JPMorgan regional investment head John Richert told CNBC that even though the stock market has been ticking to record highs the past couple of weeks, that doesn’t exactly mean corporate executives are feeling bullish on where the market is headed with 2020 just a month away.
Actually, according to Richert, CEOs are most worried about delivering on earnings amid increasingly uncertain times with slowing global growth due to the ongoing trade war with China, and due to uncertainty surrounding the 2020 presidential election (Goldman Sachs actually sees the opposite, with uncertainty in politics fueling the bull market in 2020).
Most CEOs are easing back on capital spending and investments while bracing for a possible recession in the new year.
“Everybody looks at the stock market and sees share prices going through the roof right now, but few of the CEOs I talk to feel good about that,” Richert said, according to CNBC. “There is an increased worry about their ability to deliver results amid prolonged periods of uncertainty next year.”
So heading into 2020, CEO confidence is at its lowest level in a decade, but consumer spending is still strong, mostly due to the lowest unemployment levels seen in a half-century.
In fact, we can thank U.S. consumers for keeping us out of a recession so far, despite President Donald Trump’s tariff wars — but there is a shelf life for this and the tariffs eventually will start to kill growth.
CEOs are so anxious they’re engaged with corporate clients at record levels, said Richert, whose focus for JPMorgan is companies that generate $500 million to $5 billion in annual revenue.

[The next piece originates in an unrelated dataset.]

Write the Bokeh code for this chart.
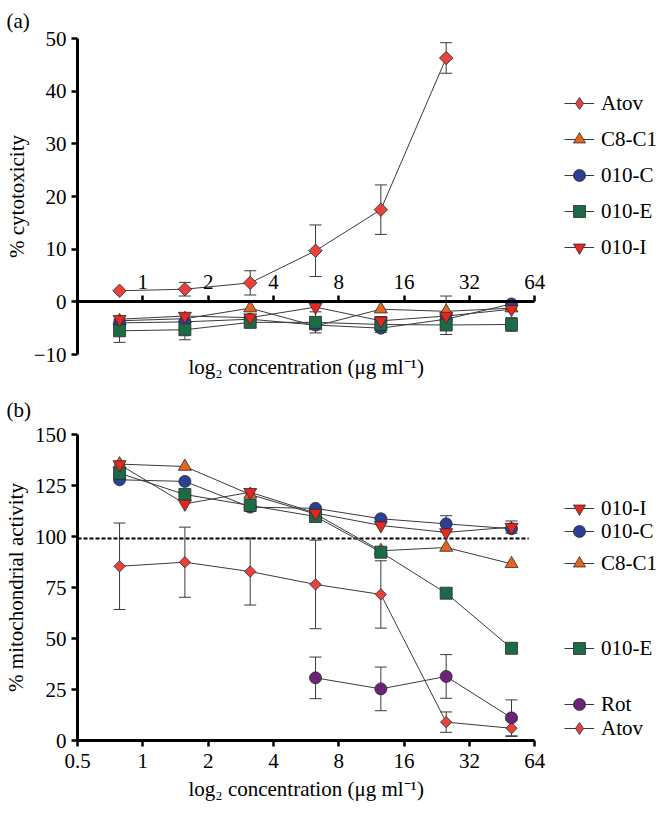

There is never-before-seen potential for deals in this climate as banks are being called in left and and right to examine the capital plans of companies and offer strategic possibilities, such as divesting non-core businesses.
“There’s a lot of discussions among industry players to figure out the best way to put companies together,” Richert said, adding that CEOs are looking at “mergers of equals” to shore things up and help weather a potential recession.
CEOs are basically bracing for two distinct possibilities to emerge from the 2020 election: Another four years of pro-business Trump in office, or the potential massive, sweeping changes if someone like Sen. Elizabeth Warren becomes president.
Richert also said that the level of anxiety is different depending on what sector it is, such as manufacturing, transportation and consumer retail companies under more pressure than technology and service companies.
“You talk to any industrial, old-line economy company here in the U.S., they’ll tell you we’re in a recession right now,” he said (manufacturing has seen contraction for months now, as we’ve covered here on Money and Markets). “The service economy and tech is keeping the cycle going for now.”